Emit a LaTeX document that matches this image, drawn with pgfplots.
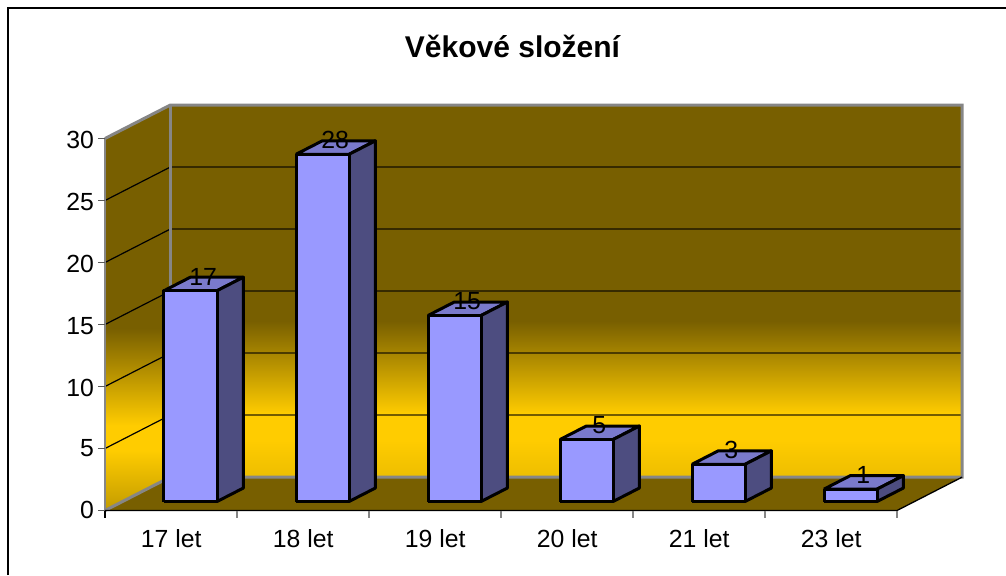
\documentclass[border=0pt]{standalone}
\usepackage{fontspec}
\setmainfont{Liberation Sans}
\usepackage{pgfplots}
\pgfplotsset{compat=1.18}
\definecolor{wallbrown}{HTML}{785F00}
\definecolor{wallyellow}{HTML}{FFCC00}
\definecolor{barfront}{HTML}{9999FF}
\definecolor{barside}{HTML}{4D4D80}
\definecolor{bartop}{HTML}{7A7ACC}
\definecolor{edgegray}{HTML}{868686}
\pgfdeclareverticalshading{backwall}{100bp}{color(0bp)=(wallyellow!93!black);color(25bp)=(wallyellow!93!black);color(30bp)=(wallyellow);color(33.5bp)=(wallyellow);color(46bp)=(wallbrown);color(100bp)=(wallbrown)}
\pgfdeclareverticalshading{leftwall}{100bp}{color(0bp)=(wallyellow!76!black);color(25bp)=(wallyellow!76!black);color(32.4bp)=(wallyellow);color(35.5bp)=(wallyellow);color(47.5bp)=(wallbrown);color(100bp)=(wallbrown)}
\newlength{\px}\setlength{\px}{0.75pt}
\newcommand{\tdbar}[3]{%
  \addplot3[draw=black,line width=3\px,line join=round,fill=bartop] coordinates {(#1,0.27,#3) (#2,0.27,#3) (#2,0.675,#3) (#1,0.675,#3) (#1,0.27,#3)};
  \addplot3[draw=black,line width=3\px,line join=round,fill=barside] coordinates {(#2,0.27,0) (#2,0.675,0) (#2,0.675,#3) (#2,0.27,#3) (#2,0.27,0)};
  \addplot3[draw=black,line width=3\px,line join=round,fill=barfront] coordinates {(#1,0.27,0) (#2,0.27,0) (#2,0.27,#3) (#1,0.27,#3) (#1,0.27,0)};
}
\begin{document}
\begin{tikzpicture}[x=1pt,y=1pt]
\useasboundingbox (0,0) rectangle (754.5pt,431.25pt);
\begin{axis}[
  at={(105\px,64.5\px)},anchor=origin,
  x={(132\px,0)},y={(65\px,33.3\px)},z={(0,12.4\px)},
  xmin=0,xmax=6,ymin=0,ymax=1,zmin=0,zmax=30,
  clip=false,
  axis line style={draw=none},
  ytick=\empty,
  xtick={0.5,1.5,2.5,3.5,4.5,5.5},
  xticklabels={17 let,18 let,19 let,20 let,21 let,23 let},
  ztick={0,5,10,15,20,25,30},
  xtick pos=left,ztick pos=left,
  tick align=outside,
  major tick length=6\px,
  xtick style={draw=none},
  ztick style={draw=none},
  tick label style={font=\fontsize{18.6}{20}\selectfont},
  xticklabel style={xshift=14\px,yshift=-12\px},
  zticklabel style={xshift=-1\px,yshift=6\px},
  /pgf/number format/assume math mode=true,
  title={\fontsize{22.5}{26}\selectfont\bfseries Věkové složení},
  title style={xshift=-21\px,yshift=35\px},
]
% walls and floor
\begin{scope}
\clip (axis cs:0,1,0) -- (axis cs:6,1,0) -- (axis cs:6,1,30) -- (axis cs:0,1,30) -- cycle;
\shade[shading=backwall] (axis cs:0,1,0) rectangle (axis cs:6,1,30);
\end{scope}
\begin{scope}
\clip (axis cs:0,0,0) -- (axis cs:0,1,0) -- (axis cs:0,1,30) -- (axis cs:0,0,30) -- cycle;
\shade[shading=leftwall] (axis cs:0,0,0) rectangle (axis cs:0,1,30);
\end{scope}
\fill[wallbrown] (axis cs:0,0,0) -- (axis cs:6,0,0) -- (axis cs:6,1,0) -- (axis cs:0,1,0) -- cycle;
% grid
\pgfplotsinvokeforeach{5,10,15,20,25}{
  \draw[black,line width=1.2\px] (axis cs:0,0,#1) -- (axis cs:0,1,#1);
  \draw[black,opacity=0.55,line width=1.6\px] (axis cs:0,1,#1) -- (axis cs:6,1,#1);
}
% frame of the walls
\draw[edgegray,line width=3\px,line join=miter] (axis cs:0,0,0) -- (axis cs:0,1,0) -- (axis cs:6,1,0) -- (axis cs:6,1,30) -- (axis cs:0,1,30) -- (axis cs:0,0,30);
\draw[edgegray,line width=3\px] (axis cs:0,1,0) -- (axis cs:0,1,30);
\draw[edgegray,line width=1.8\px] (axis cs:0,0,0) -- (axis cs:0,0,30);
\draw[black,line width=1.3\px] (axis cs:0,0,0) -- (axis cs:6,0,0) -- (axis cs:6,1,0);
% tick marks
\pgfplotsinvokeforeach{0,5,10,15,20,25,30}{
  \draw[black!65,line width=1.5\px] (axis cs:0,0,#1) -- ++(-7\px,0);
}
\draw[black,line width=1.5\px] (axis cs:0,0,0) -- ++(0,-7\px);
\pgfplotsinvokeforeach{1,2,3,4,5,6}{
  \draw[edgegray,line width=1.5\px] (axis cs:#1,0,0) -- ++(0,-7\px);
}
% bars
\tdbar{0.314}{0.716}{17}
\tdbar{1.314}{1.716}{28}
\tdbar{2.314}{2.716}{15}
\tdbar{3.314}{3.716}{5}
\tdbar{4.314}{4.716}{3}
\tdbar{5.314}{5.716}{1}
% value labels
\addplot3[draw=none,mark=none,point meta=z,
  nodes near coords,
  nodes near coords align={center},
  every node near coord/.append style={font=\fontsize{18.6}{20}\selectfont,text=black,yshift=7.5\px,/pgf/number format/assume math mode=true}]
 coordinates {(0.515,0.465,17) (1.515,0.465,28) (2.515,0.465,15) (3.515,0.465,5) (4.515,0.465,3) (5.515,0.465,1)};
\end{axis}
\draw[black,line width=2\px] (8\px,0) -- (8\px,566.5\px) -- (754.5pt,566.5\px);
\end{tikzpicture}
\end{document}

----------------------------------------

◆ What you need to do:
Repeat the full listing above exactly, with no pictures in the copy.

◆ Solution:
Emit a LaTeX document that matches this image, drawn with pgfplots.
\documentclass[border=0pt]{standalone}
\usepackage{fontspec}
\setmainfont{Liberation Sans}
\usepackage{pgfplots}
\pgfplotsset{compat=1.18}
\definecolor{wallbrown}{HTML}{785F00}
\definecolor{wallyellow}{HTML}{FFCC00}
\definecolor{barfront}{HTML}{9999FF}
\definecolor{barside}{HTML}{4D4D80}
\definecolor{bartop}{HTML}{7A7ACC}
\definecolor{edgegray}{HTML}{868686}
\pgfdeclareverticalshading{backwall}{100bp}{color(0bp)=(wallyellow!93!black);color(25bp)=(wallyellow!93!black);color(30bp)=(wallyellow);color(33.5bp)=(wallyellow);color(46bp)=(wallbrown);color(100bp)=(wallbrown)}
\pgfdeclareverticalshading{leftwall}{100bp}{color(0bp)=(wallyellow!76!black);color(25bp)=(wallyellow!76!black);color(32.4bp)=(wallyellow);color(35.5bp)=(wallyellow);color(47.5bp)=(wallbrown);color(100bp)=(wallbrown)}
\newlength{\px}\setlength{\px}{0.75pt}
\newcommand{\tdbar}[3]{%
  \addplot3[draw=black,line width=3\px,line join=round,fill=bartop] coordinates {(#1,0.27,#3) (#2,0.27,#3) (#2,0.675,#3) (#1,0.675,#3) (#1,0.27,#3)};
  \addplot3[draw=black,line width=3\px,line join=round,fill=barside] coordinates {(#2,0.27,0) (#2,0.675,0) (#2,0.675,#3) (#2,0.27,#3) (#2,0.27,0)};
  \addplot3[draw=black,line width=3\px,line join=round,fill=barfront] coordinates {(#1,0.27,0) (#2,0.27,0) (#2,0.27,#3) (#1,0.27,#3) (#1,0.27,0)};
}
\begin{document}
\begin{tikzpicture}[x=1pt,y=1pt]
\useasboundingbox (0,0) rectangle (754.5pt,431.25pt);
\begin{axis}[
  at={(105\px,64.5\px)},anchor=origin,
  x={(132\px,0)},y={(65\px,33.3\px)},z={(0,12.4\px)},
  xmin=0,xmax=6,ymin=0,ymax=1,zmin=0,zmax=30,
  clip=false,
  axis line style={draw=none},
  ytick=\empty,
  xtick={0.5,1.5,2.5,3.5,4.5,5.5},
  xticklabels={17 let,18 let,19 let,20 let,21 let,23 let},
  ztick={0,5,10,15,20,25,30},
  xtick pos=left,ztick pos=left,
  tick align=outside,
  major tick length=6\px,
  xtick style={draw=none},
  ztick style={draw=none},
  tick label style={font=\fontsize{18.6}{20}\selectfont},
  xticklabel style={xshift=14\px,yshift=-12\px},
  zticklabel style={xshift=-1\px,yshift=6\px},
  /pgf/number format/assume math mode=true,
  title={\fontsize{22.5}{26}\selectfont\bfseries Věkové složení},
  title style={xshift=-21\px,yshift=35\px},
]
% walls and floor
\begin{scope}
\clip (axis cs:0,1,0) -- (axis cs:6,1,0) -- (axis cs:6,1,30) -- (axis cs:0,1,30) -- cycle;
\shade[shading=backwall] (axis cs:0,1,0) rectangle (axis cs:6,1,30);
\end{scope}
\begin{scope}
\clip (axis cs:0,0,0) -- (axis cs:0,1,0) -- (axis cs:0,1,30) -- (axis cs:0,0,30) -- cycle;
\shade[shading=leftwall] (axis cs:0,0,0) rectangle (axis cs:0,1,30);
\end{scope}
\fill[wallbrown] (axis cs:0,0,0) -- (axis cs:6,0,0) -- (axis cs:6,1,0) -- (axis cs:0,1,0) -- cycle;
% grid
\pgfplotsinvokeforeach{5,10,15,20,25}{
  \draw[black,line width=1.2\px] (axis cs:0,0,#1) -- (axis cs:0,1,#1);
  \draw[black,opacity=0.55,line width=1.6\px] (axis cs:0,1,#1) -- (axis cs:6,1,#1);
}
% frame of the walls
\draw[edgegray,line width=3\px,line join=miter] (axis cs:0,0,0) -- (axis cs:0,1,0) -- (axis cs:6,1,0) -- (axis cs:6,1,30) -- (axis cs:0,1,30) -- (axis cs:0,0,30);
\draw[edgegray,line width=3\px] (axis cs:0,1,0) -- (axis cs:0,1,30);
\draw[edgegray,line width=1.8\px] (axis cs:0,0,0) -- (axis cs:0,0,30);
\draw[black,line width=1.3\px] (axis cs:0,0,0) -- (axis cs:6,0,0) -- (axis cs:6,1,0);
% tick marks
\pgfplotsinvokeforeach{0,5,10,15,20,25,30}{
  \draw[black!65,line width=1.5\px] (axis cs:0,0,#1) -- ++(-7\px,0);
}
\draw[black,line width=1.5\px] (axis cs:0,0,0) -- ++(0,-7\px);
\pgfplotsinvokeforeach{1,2,3,4,5,6}{
  \draw[edgegray,line width=1.5\px] (axis cs:#1,0,0) -- ++(0,-7\px);
}
% bars
\tdbar{0.314}{0.716}{17}
\tdbar{1.314}{1.716}{28}
\tdbar{2.314}{2.716}{15}
\tdbar{3.314}{3.716}{5}
\tdbar{4.314}{4.716}{3}
\tdbar{5.314}{5.716}{1}
% value labels
\addplot3[draw=none,mark=none,point meta=z,
  nodes near coords,
  nodes near coords align={center},
  every node near coord/.append style={font=\fontsize{18.6}{20}\selectfont,text=black,yshift=7.5\px,/pgf/number format/assume math mode=true}]
 coordinates {(0.515,0.465,17) (1.515,0.465,28) (2.515,0.465,15) (3.515,0.465,5) (4.515,0.465,3) (5.515,0.465,1)};
\end{axis}
\draw[black,line width=2\px] (8\px,0) -- (8\px,566.5\px) -- (754.5pt,566.5\px);
\end{tikzpicture}
\end{document}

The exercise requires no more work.